La Bce taglia i tassi
- Maria Chiara Sabato
- 7 giu 2024
- Tempo di lettura: 3 min
Per la prima volta dal 2019 il 7 giugno 2024 la Banca centrale europea ha tagliato i tassi. Con una riduzione di un quarto di punto percentuale, la Bce ha portato il tasso sui rifinanziamenti principali dal 4,50% a 4,25%, sui depositi dal 4 al 3,75% e il tasso sui prestiti marginali scende da 4,75% a 4,50%.

La decisione ha visto l’opposizione del solo governatore della banca austriaca. Anche se per i consumatori è una boccata d’aria, secondo Lagarde la riduzione dei tassi seguirà «un percorso accidentato» e le prossime decisioni saranno prese «meeting dopo meeting», quindi a seconda delle situazioni future.
Nonostante gli sforzi, l’inflazione non ha ancora raggiunto l’obiettivo del 2%: “l’inflazione resterà verosimilmente a livelli più alti del target per gran parte del 2025”, ha detto Lagarde in conferenza stampa. A ottobre 2022 l’inflazione era del 10,6%, poi è calata al 5,2% a settembre 2023 fino a maggio 2024. Oggi è in risalita al 2,6%.
Allo stesso tempo, malgrado i progressi degli ultimi trimestri, persistono forti pressioni interne sui prezzi poiché la crescita delle retribuzioni è elevata; l’inflazione resterà probabilmente al di sopra dell’obiettivo fino a gran parte del prossimo anno.
Le ultime proiezioni formulate dagli esperti dell’Eurosistema per l’inflazione complessiva e quella di fondo sono state riviste al rialzo per il 2024 e il 2025 rispetto alle proiezioni di marzo.
Gli esperti indicano ora che l’inflazione complessiva si collocherebbe in media al 2,5% nel 2024, al 2,2% nel 2025 e all’1,9% nel 2026. L’inflazione al netto della componente energetica e alimentare si porterebbe in media al 2,8% nel 2024, al 2,2% nel 2025 e al 2,0% nel 2026.
Ci si attende che la crescita economica aumenti allo 0,9% nel 2024, all’1,4% nel 2025 e all’1,6% nel 2026. Il Consiglio direttivo della Bce è determinato ad assicurare il ritorno tempestivo dell’inflazione al suo obiettivo del 2% a medio termine.
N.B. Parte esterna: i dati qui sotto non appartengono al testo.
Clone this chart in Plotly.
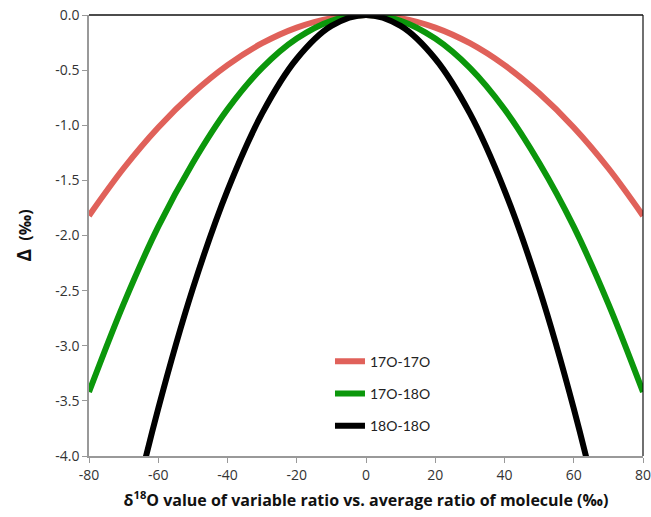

Manterrà i tassi di riferimento su livelli sufficientemente restrittivi finché necessario a conseguire questo fine.
Ma cosa cambia per i consumatori? La risposta arriva dalla Fabi, la Federazione dei bancari italiani. Secondo l’associazione, le rate dei vecchi mutui a tasso fisso, cioè quelli erogati fino alla fine del 2021/inizio 2022, non cambiano e resteranno intatte fino al termine del piano di rimborso.
Le rate dei vecchi mutui a tasso variabile sono cresciute fino al 78% in più: vuol dire che chi pagava una rata di circa 500 euro al mese, oggi paga, al mese, 890 euro ovvero 390 euro in più.
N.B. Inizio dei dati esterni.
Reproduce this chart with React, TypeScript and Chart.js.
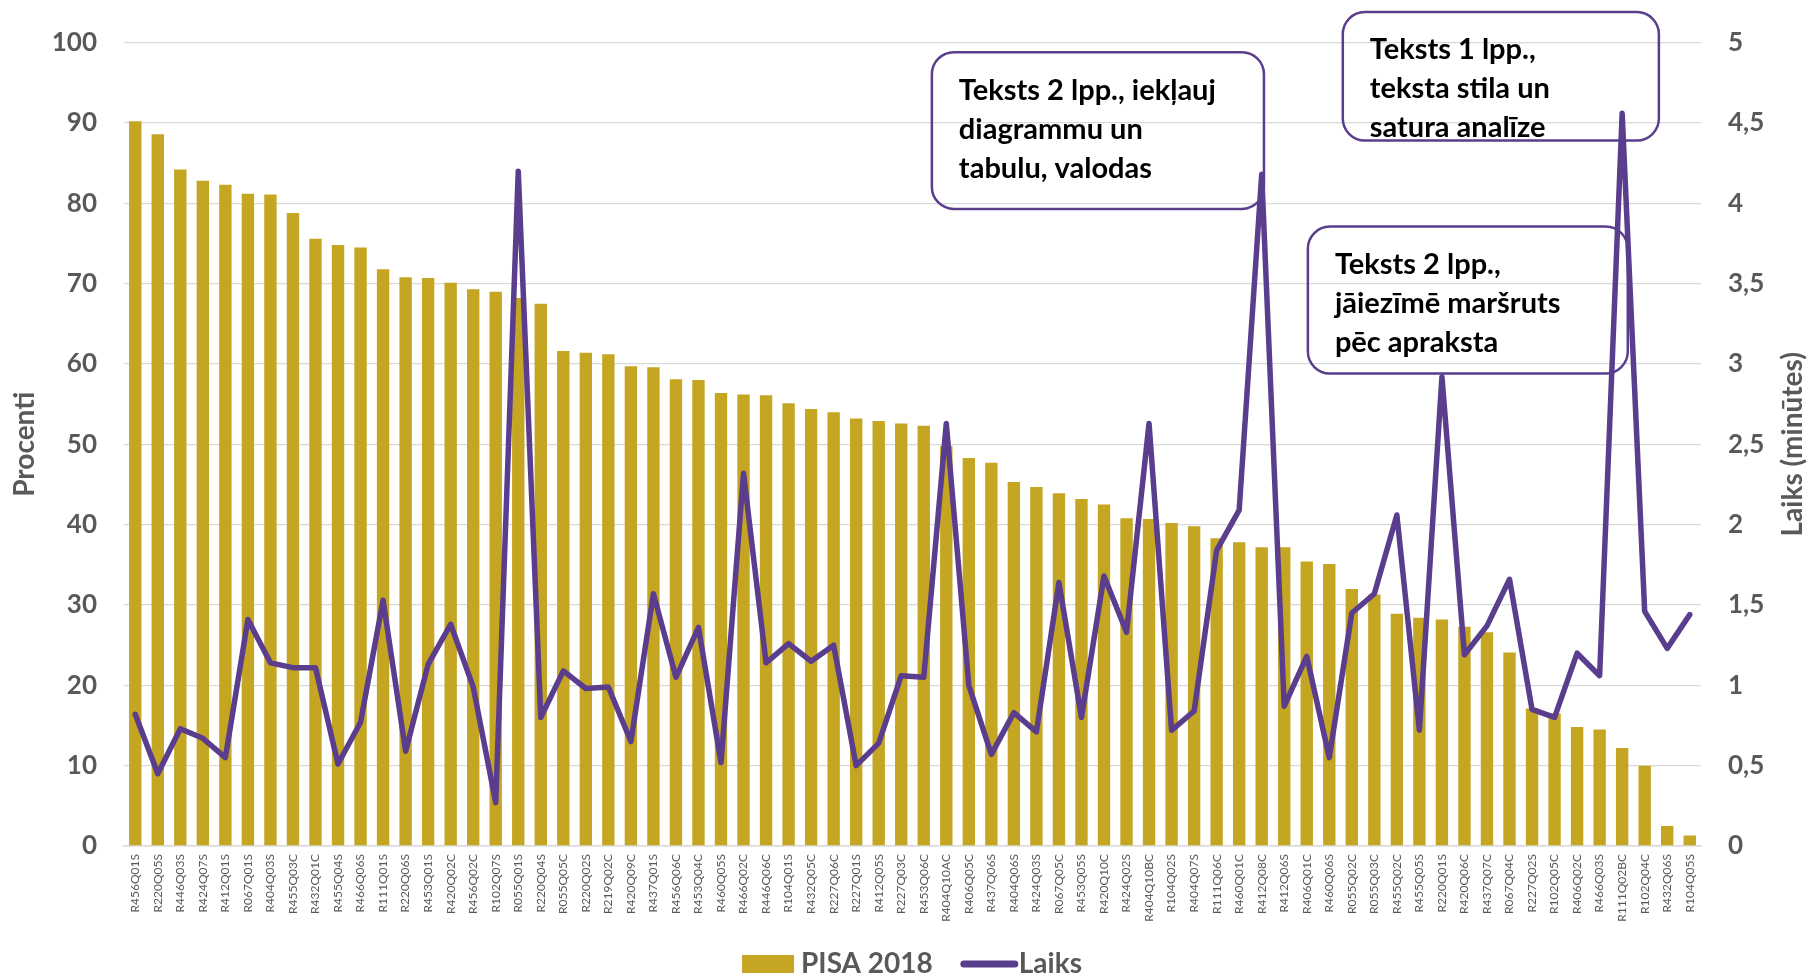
import React, { useEffect, useRef } from "react";
import { Chart, registerables } from "chart.js";

Chart.register(...registerables);

const categories = [
  "R456Q01S", "R220Q05S", "R446Q03S", "R424Q07S", "R412Q01S", "R067Q01S", "R404Q03S", "R455Q03C", "R432Q01C", "R455Q04S",
  "R466Q06S", "R111Q01S", "R220Q06S", "R453Q01S", "R420Q02C", "R456Q02C", "R102Q07S", "R055Q01S", "R220Q04S", "R055Q05C",
  "R220Q02S", "R219Q02C", "R420Q09C", "R437Q01S", "R456Q06C", "R453Q04C", "R460Q05S", "R466Q02C", "R446Q06C", "R104Q01S",
  "R432Q05C", "R227Q06C", "R227Q01S", "R412Q05S", "R227Q03C", "R453Q06C", "R404Q10AC", "R406Q05C", "R437Q06S", "R404Q06S",
  "R424Q03S", "R067Q05C", "R453Q05S", "R420Q10C", "R424Q02S", "R404Q10BC", "R104Q02S", "R404Q07S", "R111Q06C", "R460Q01C",
  "R412Q08C", "R412Q06S", "R406Q01C", "R460Q06S", "R055Q02C", "R055Q03C", "R455Q02C", "R455Q05S", "R220Q01S", "R420Q06C",
  "R437Q07C", "R067Q04C", "R227Q02S", "R102Q05C", "R406Q02C", "R466Q03S", "R111Q02BC", "R102Q04C", "R432Q06S", "R104Q05S",
];

const pisa2018 = [
  90.2, 88.6, 84.2, 82.8, 82.3, 81.2, 81.1, 78.8, 75.6, 74.8,
  74.5, 71.8, 70.8, 70.7, 70.1, 69.3, 69.0, 68.2, 67.5, 61.6,
  61.4, 61.2, 59.7, 59.6, 58.1, 58.0, 56.4, 56.2, 56.1, 55.1,
  54.4, 54.0, 53.2, 52.9, 52.6, 52.3, 49.8, 48.3, 47.7, 45.3,
  44.7, 43.9, 43.2, 42.5, 40.8, 40.7, 40.2, 39.8, 38.3, 37.8,
  37.2, 37.2, 35.4, 35.1, 32.0, 31.3, 28.9, 28.4, 28.2, 27.3,
  26.6, 24.1, 17.1, 16.5, 14.8, 14.5, 12.2, 10.0, 2.5, 1.3,
];

const laiks = [
  0.82, 0.45, 0.73, 0.67, 0.55, 1.41, 1.14, 1.11, 1.11, 0.51,
  0.77, 1.53, 0.59, 1.13, 1.38, 0.99, 0.27, 4.2, 0.8, 1.09,
  0.98, 0.99, 0.65, 1.57, 1.05, 1.36, 0.52, 2.32, 1.14, 1.26,
  1.15, 1.25, 0.5, 0.64, 1.06, 1.05, 2.63, 1.0, 0.57, 0.83,
  0.71, 1.64, 0.8, 1.68, 1.33, 2.63, 0.72, 0.84, 1.84, 2.09,
  4.18, 0.87, 1.18, 0.55, 1.45, 1.57, 2.06, 0.72, 2.92, 1.19,
  1.37, 1.66, 0.85, 0.8, 1.2, 1.06, 4.56, 1.46, 1.23, 1.44,
];

const leftTicksMax = 100;
const rightTicksMax = 5;
const rightTitle = "Laiks (minūtes)";

// Callout boxes, anchored in data space (category index, percent)
const callouts = [
  { lines: ["Teksts 2 lpp., iekļauj", "diagrammu un", "tabulu, valodas"], x0: 35.36, x1: 50.1, yTop: 98.8, yBottom: 79.3 },
  { lines: ["Teksts 1 lpp.,", "teksta stila un", "satura analīze"], x0: 53.6, x1: 67.63, yTop: 103.8, yBottom: 87.8 },
  { lines: ["Teksts 2 lpp.,", "jāiezīmē maršruts", "pēc apraksta"], x0: 52.05, x1: 66.25, yTop: 77.1, yBottom: 58.8 },
];

const GOLD = "#C4A623";
const PURPLE = "#5B3D8E";
const GRAY = "#595959";
const FONT = "Lato, 'Open Sans', sans-serif";

const calloutPlugin = {
  id: "callouts",
  beforeDatasetsDraw(chart: any) {
    const ctx = chart.ctx;
    const xs = chart.scales.x;
    const ys = chart.scales.y;
    ctx.save();
    for (const c of callouts) {
      const l = xs.getPixelForValue(c.x0);
      const r = xs.getPixelForValue(c.x1);
      const t = ys.getPixelForValue(c.yTop);
      const b = ys.getPixelForValue(c.yBottom);
      ctx.beginPath();
      ctx.roundRect(l, t, r - l, b - t, 22);
      ctx.lineWidth = 2.5;
      ctx.strokeStyle = PURPLE;
      ctx.stroke();
      ctx.fillStyle = "#000";
      ctx.font = `bold 29px ${FONT}`;
      ctx.textBaseline = "middle";
      ctx.textAlign = "left";
      c.lines.forEach((ln, i) => {
        ctx.fillText(ln, l + 27, t + 38 + i * 39);
      });
    }
    ctx.restore();
  },
};

const rightTitlePlugin = {
  id: "rightTitle",
  afterDraw(chart: any) {
    const ctx = chart.ctx;
    const ca = chart.chartArea;
    ctx.save();
    ctx.translate(chart.width - 19, (ca.top + ca.bottom) / 2);
    ctx.rotate(-Math.PI / 2);
    ctx.font = `bold 28px ${FONT}`;
    ctx.fillStyle = GRAY;
    ctx.textAlign = "center";
    ctx.textBaseline = "middle";
    ctx.fillText(rightTitle, 0, 0);
    ctx.restore();
  },
};

const legendPlugin = {
  id: "customLegend",
  afterDraw(chart: any) {
    const ctx = chart.ctx;
    const ds = chart.data.datasets;
    ctx.save();
    ctx.font = `bold 28px ${FONT}`;
    ctx.textBaseline = "alphabetic";
    ctx.textAlign = "left";
    const boxW = 52;
    const lineW = 57;
    const t1 = ds[0].label;
    const t2 = ds[1].label;
    const w1 = ctx.measureText(t1).width;
    const w2 = ctx.measureText(t2).width;
    const total = boxW + 7 + w1 + 28 + lineW + 1 + w2;
    let x = chart.width / 2 + 6 - total / 2;
    const baseY = 973;
    ctx.fillStyle = ds[0].backgroundColor;
    ctx.fillRect(x, 955, boxW, 18);
    x += boxW + 7;
    ctx.fillStyle = GRAY;
    ctx.fillText(t1, x, baseY);
    x += w1 + 28;
    ctx.strokeStyle = ds[1].borderColor;
    ctx.lineWidth = 7;
    ctx.lineCap = "round";
    ctx.beginPath();
    ctx.moveTo(x + 3, 964);
    ctx.lineTo(x + lineW - 3, 964);
    ctx.stroke();
    x += lineW + 1;
    ctx.fillStyle = GRAY;
    ctx.fillText(t2, x, baseY);
    ctx.restore();
  },
};

export default function App() {
  const ref = useRef<HTMLCanvasElement>(null);
  useEffect(() => {
    if (!ref.current) return;
    const chart = new Chart(ref.current, {
      type: "bar",
      data: {
        labels: categories,
        datasets: [
          {
            type: "bar",
            label: "PISA 2018",
            data: pisa2018,
            backgroundColor: GOLD,
            yAxisID: "y",
            categoryPercentage: 1,
            barPercentage: 0.55,
            order: 1,
          },
          {
            type: "line",
            label: "Laiks",
            data: laiks,
            borderColor: PURPLE,
            backgroundColor: PURPLE,
            borderWidth: 5.5,
            pointRadius: 0,
            tension: 0,
            borderJoinStyle: "round",
            borderCapStyle: "round",
            yAxisID: "y1",
            order: 0,
          } as any,
        ],
      },
      options: {
        responsive: false,
        animation: false,
        layout: { padding: { top: 42, left: 0, right: 0, bottom: 0 } },
        plugins: {
          legend: { display: false },
          tooltip: { enabled: false },
          title: { display: false },
        },
        scales: {
          x: {
            grid: { display: false, drawTicks: false },
            border: { display: true, color: "#d9d9d9", width: 1.5 },
            ticks: {
              autoSkip: false,
              maxRotation: 90,
              minRotation: 90,
              padding: 8,
              color: GRAY,
              font: { family: FONT, size: 12 },
            },
            afterFit: (s: any) => {
              s.height = 130;
            },
          },
          y: {
            position: "left",
            min: 0,
            max: leftTicksMax,
            ticks: {
              stepSize: 10,
              padding: 27,
              color: GRAY,
              font: { family: FONT, size: 26, weight: "bold" },
            },
            grid: { color: "#d9d9d9", lineWidth: 1.3, drawTicks: false },
            border: { display: false },
            title: {
              display: true,
              text: "Procenti",
              color: GRAY,
              font: { family: FONT, size: 28, weight: "bold" },
              padding: { top: 8, bottom: 0 },
            },
            afterFit: (s: any) => {
              s.width = 124;
            },
          },
          y1: {
            position: "right",
            min: 0,
            max: rightTicksMax,
            ticks: {
              stepSize: 0.5,
              padding: 27,
              color: GRAY,
              font: { family: FONT, size: 26, weight: "bold" },
              callback: (v: any) => String(v).replace(".", ","),
            },
            grid: { display: false, drawTicks: false },
            border: { display: false },
            title: { display: false },
            afterFit: (s: any) => {
              s.width = 111;
            },
          },
        },
      },
      plugins: [calloutPlugin, rightTitlePlugin, legendPlugin],
    });
    return () => chart.destroy();
  }, []);
  return (
    <div style={{ position: "fixed", left: 0, top: 0, width: 1812, height: 976, background: "#fff" }}>
      <canvas ref={ref} width={1812} height={976} style={{ display: "block" }} />
    </div>
  );
}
A partire da luglio 2022, i nuovi mutui a tasso fisso sono passati da un interesse medio di circa l’1,8% anche fino a oltre il 6% nel 2023 con le rate mensili che, pertanto, sulla base delle offerte delle banche, erano anche più che raddoppiate.
Nel corso del 2023, i nuovi mutui a tasso variabile erano arrivati anche oltre il 6% dallo 0,6% di fine 2021, oggi la media è pari al 3,67%: vuol dire che per un prestito da 150.000 euro della durata di 20 anni la rata mensile è di 1.180 euro, ben 515 euro in più (+77,4%) rispetto a quella che si sarebbe ottenuta due anni fa ovvero 665 euro.
La Fabi fa anche una simulazione sul taglio dei tassi: un mutuo per una prima casa di 200.000 euro con un tasso fisso medio 3,45 e durata 25 anni ha una rata mensile 1.006 euro, se il tasso è del 5,25% la rata mensile è di 1.212 euro. La differenza è di 61.977 euro (-7%).
Per acquistare un’automobile da 25.000 interamente a rate, con un finanziamento da 10 anni, il costo totale è passato da 37.426 euro di fine 2021 a 48.961 euro di fine 2023, mentre adesso potrebbe scendere a 38.101 euro, con un risparmio complessivo di 10.859 euro (-22,2%) rispetto ai tassi di fine 2023.